Analysis: Entry 11 covered "sheets, rods etc. of non-ferrous metal including Aluminum". The expression "etc." had to be read in context and could extend only to articles of the same kind as sheets and rods. Aluminium extrusions were distinct commercial goods, not akin to sheets or rods, and the common parlance test supported treating them as separate products. In a taxing entry, the coverage could not be expanded by implication.
Conclusion: The issue was answered in the negative and in favour of the assessee. Aluminium extrusion was held not to be exigible to entry tax under Entry 11.
Issue (ii): Whether the levy of penalty under Section 7(5) of the Orissa Entry Tax Act, 1999 was justified when the assessment was completed under Section 7(3) of the Orissa Entry Tax Act, 1999.

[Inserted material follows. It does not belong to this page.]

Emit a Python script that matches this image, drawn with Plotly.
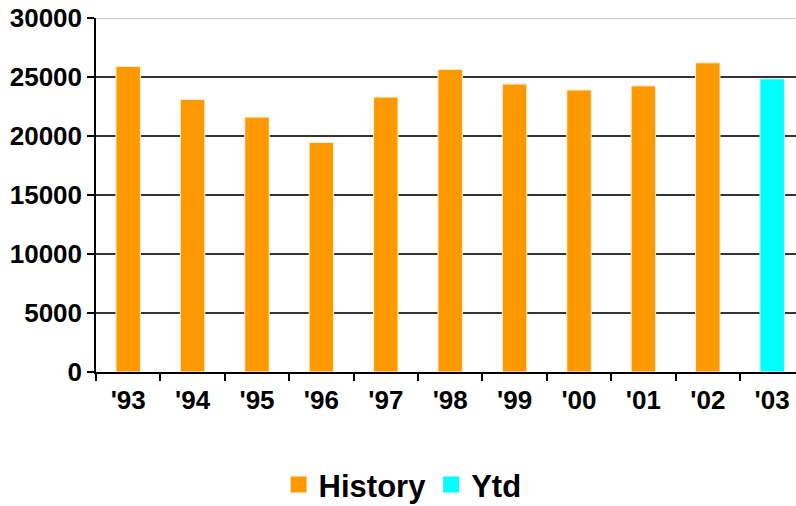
import plotly.graph_objects as go

years = ["'93", "'94", "'95", "'96", "'97", "'98", "'99", "'00", "'01", "'02", "'03"]
history = [25900, 23100, 21600, 19450, 23300, 25650, 24400, 23900, 24250, 26200, None]
ytd = [None, None, None, None, None, None, None, None, None, None, 24850]

ORANGE = "#FF9900"
CYAN = "#00FFFF"
FONT = "Liberation Sans, Arial, sans-serif"

fig = go.Figure()
fig.add_trace(go.Bar(x=years, y=history, name="History", marker_color=ORANGE,
                     marker_line_color="#FFF3DD", marker_line_width=1, width=0.38,
                     showlegend=False))
fig.add_trace(go.Bar(x=years, y=ytd, name="Ytd", marker_color=CYAN,
                     marker_line_color="#E0FFFF", marker_line_width=1, width=0.38,
                     showlegend=False))
# legend entries with larger square symbols
fig.add_trace(go.Scatter(x=[None], y=[None], mode="markers", name="History",
                         marker=dict(symbol="square", size=19, color=ORANGE)))
fig.add_trace(go.Scatter(x=[None], y=[None], mode="markers", name="Ytd",
                         marker=dict(symbol="square", size=19, color=CYAN)))

fig.update_layout(
    width=796, height=506,
    margin=dict(l=96, r=0, t=18, b=134, autoexpand=False),
    plot_bgcolor="white", paper_bgcolor="white",
    barmode="overlay",
    font=dict(family=FONT, color="black", size=26),
    legend=dict(orientation="h", x=0.438, xanchor="center", y=-0.319, yanchor="middle",
                font=dict(size=31, family=FONT, weight="bold"),
                itemsizing="trace", traceorder="normal", itemwidth=30),
    xaxis=dict(type="category", range=[-0.5, 10.37], showline=True, linecolor="black",
               linewidth=1.5, ticks="outside", ticklen=7, tickwidth=1.5, tickcolor="black",
               tickson="boundaries", showgrid=False, automargin=False,
               tickfont=dict(size=26, family=FONT, weight="bold"), ticklabelstandoff=4),
    yaxis=dict(range=[0, 30000], tickvals=[0, 5000, 10000, 15000, 20000, 25000, 30000],
               ticktext=["0", "5000", "10000", "15000", "20000", "25000", "30000"],
               showline=True, linecolor="black", linewidth=1.5,
               ticks="outside", ticklen=7, tickwidth=1.5, tickcolor="black",
               showgrid=True, gridcolor="#333333", gridwidth=1.5, zeroline=False,
               automargin=False, ticklabeloverflow="allow",
               tickfont=dict(size=26, family=FONT, weight="bold"), ticklabelstandoff=0),
    shapes=[dict(type="line", xref="paper", yref="y", x0=0, x1=1, y0=30000, y1=30000,
                 line=dict(color="#C8C8C8", width=2), layer="above")],
)

# remove the default 8px page margin so the figure fills the window exactly
fig.write_html("out.html", config={"displayModeBar": False},
               post_script="document.body.style.margin='0';")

Analysis: Once aluminium extrusion was held not to fall within the charging entry, the basis for sustaining the consequential penalty under Section 7(5) did not survive. The penalty could not stand independently of the unsustainable levy.
Conclusion: The issue was answered in the negative and in favour of the assessee. The penalty was not justified.
Final Conclusion: The entry tax demand and the consequential penalty were set aside, and the assessee obtained complete relief.
Ratio Decidendi: A taxing entry must be construed strictly, and a residuary expression such as "etc." in a tariff or schedule entry can extend only to goods of the same genus as the specifically named items, not to distinct commercial products.